Scientists Want A Ban On Glitter & I Am Not Here For It
Once upon a time, glitter was something you only used on Christmas ornaments and the occasional very special school project. Now, literally everything comes in a glitzy version, from slime to shampoo to (believe it or not) bagels. If you're a sucker for the sparkly stuff, it's a great time to be alive. Except maybe not, because now some scientists are calling for a ban on glitter. Sheesh, can't we have any fun in life?
Glitter might seem harmless enough, but the festive little flecks are actually bad for us — and the planet, too.
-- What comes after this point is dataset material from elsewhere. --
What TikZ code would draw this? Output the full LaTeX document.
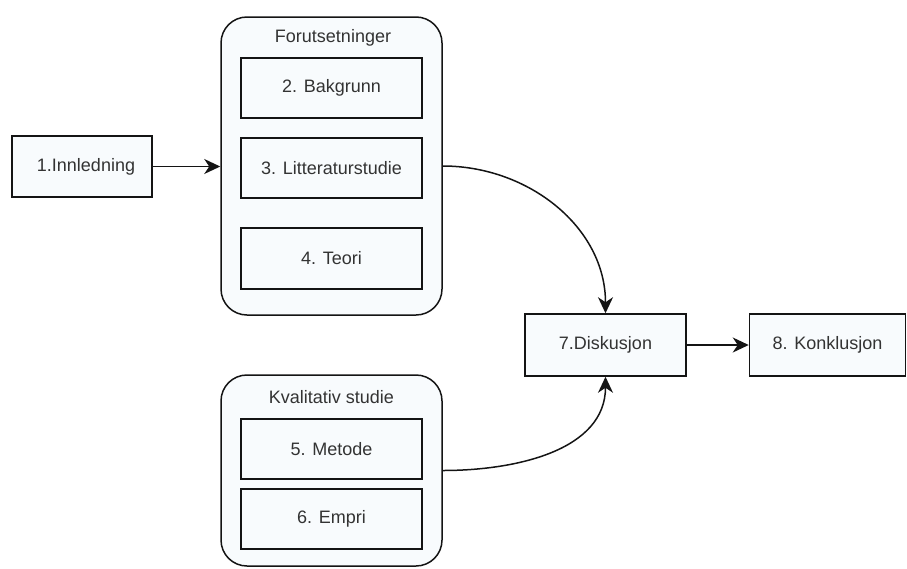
\documentclass[tikz,border=0pt]{standalone}
\usepackage{fontspec}
\setmainfont{Liberation Sans}
\usetikzlibrary{arrows.meta}
\definecolor{boxfill}{RGB}{248,251,253}
\definecolor{boxtext}{RGB}{51,51,51}
\definecolor{edge}{RGB}{20,20,20}
\tikzset{
  box/.style={draw=edge, line width=1.5pt, fill=boxfill, rectangle,
    text=boxtext, font=\fontsize{18}{21}\selectfont, inner sep=0pt},
  group/.style={box, rounded corners=26pt},
  grouptitle/.style={text=boxtext, font=\fontsize{18}{21}\selectfont, inner sep=0pt},
  flow/.style={draw=edge, line width=1.5pt,
    -{Stealth[length=16pt,width=15pt,inset=5pt]}}
}
\begin{document}
\begin{tikzpicture}[x=1pt,y=-1pt]
\useasboundingbox (0,0) rectangle (907,568);

% first stage
\node[box, minimum width=140, minimum height=61] (innl) at (82,166.5) {\hspace*{8pt}1.Innledning};

% group: Forutsetninger
\node[group, minimum width=221, minimum height=298] (forut) at (331.5,166) {};
\node[grouptitle] (forutT) at (333,38) {Forutsetninger};
\node[box, minimum width=181, minimum height=60] (bakg) at (331.5,88) {2. Bakgrunn};
\node[box, minimum width=181, minimum height=60] (litt) at (331.5,168) {3. Litteraturstudie};
\node[box, minimum width=181, minimum height=61] (teori) at (331.5,258.5) {4. Teori};

% group: Kvalitativ studie
\node[group, minimum width=221, minimum height=191] (kval) at (331.5,470.5) {};
\node[grouptitle] (kvalT) at (331.5,397) {Kvalitativ studie};
\node[box, minimum width=181, minimum height=60] (metode) at (331.5,449) {5. Metode};
\node[box, minimum width=181, minimum height=60] (empri) at (331.5,519) {6. Empri};

% closing stages
\node[box, minimum width=161, minimum height=62] (disk) at (605.5,345) {7.Diskusjon};
\node[box, minimum width=156, minimum height=62] (konk) at (827.5,345) {8. Konklusjon};

% connectors
\draw[flow] (innl.east) -- (innl.east -| forut.west);
\draw[flow] (forut.east) to[out=0,in=90] (disk.north);
\draw[flow] (kval.east) to[out=0,in=-90] (disk.south);
\draw[flow] (disk.east) -- (konk.west);
\end{tikzpicture}
\end{document}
Chances are you've never given much thought to what glitter is actually made out of, unless you found yourself so bored during arts and crafts with your toddler that you literally sat there and contemplated the origins of the stuff (been there). Unfortunately, it's not fairy dust at all: Turns out most glitter is a combination of aluminum and a plastic called PET, which, according to researchers such as environmental anthropologist Dr. Trisia Farrelly, can break down to release hormone-disrupting chemicals. And that's not all: Glitter is also a microplastic (plastic less than 5 millimeters in length), which poses a significant threat to marine life. In fact, there are an estimated 51 trillion microplastic fragments in the ocean right now. (I'm no expert, but that sounds like way too much, probably.)
Still. A ban on glitter?! I can barely bring myself to contemplate an existence so dull. Imagine not having the option of a nail polish that turns your toes into mini disco balls or highlighter that makes your cheekbones shine like the rings of some distant planet. Imagine the horror of the holiday season without a shimmery sheen over your entire household. How boring would making Valentines for 30 first graders be without a shaker of magical red glitter at your disposal? A stroll through the aisles at the craft store (or Sephora) would feel somber at best. Without glitter, what's left? Construction paper and paste? We're not living in an episode of Little House on the Prairie, for crying out loud.
Look, it's not like I don't understand the backlash to our society's current glitter obsession. Yeah, the health and environmental concerns are scary, but also, glitter can be as annoying as it is fabulous. You know this if you've ever attempted to clean up an entire jar off the floor (spoiler alert: you can't, don't bother, just learn to live with it) or if the backseat of your car has been accidentally bedazzled ever since your kid sat on it wearing her fairy/ballerina/princess Halloween costume, or even just her day-to-day clothes. If removing all traces of glitter from our homes is so impossible, it's no wonder the oceans are overrun with the toxic twinkle.
And I will agree that there are some things that just don't need the added sparkle. The aforementioned bagels come to mind, of course, as do other mostly functional items like hand sanitizer or, somewhat horrifyingly, lube (yup, it's a thing). I'm against glitter being inserted in any orifice, as a rule, and, maybe it's just me, but I don't really see the need for glitter in my laundry detergent — especially since if there's even the tiniest trace of glitter anywhere in your home, said trace will end up on everything and everywhere.
All of those gripes aside, however, I still can't bring myself to get on board with a total glitter ban. The world can be an ugly place, and glitter is... well, it's pretty. It's pretty, relatively cheap, has zero calories, legal, makes people happy — let's face it, how many things fall into all of those categories? I say we cut back on the really crazy glitter stuff (the bagels and the lube) and aim to keep the sparkle alive in moderation. You know what they say: All that glitters is not gold... probably because it's plastic and aluminum.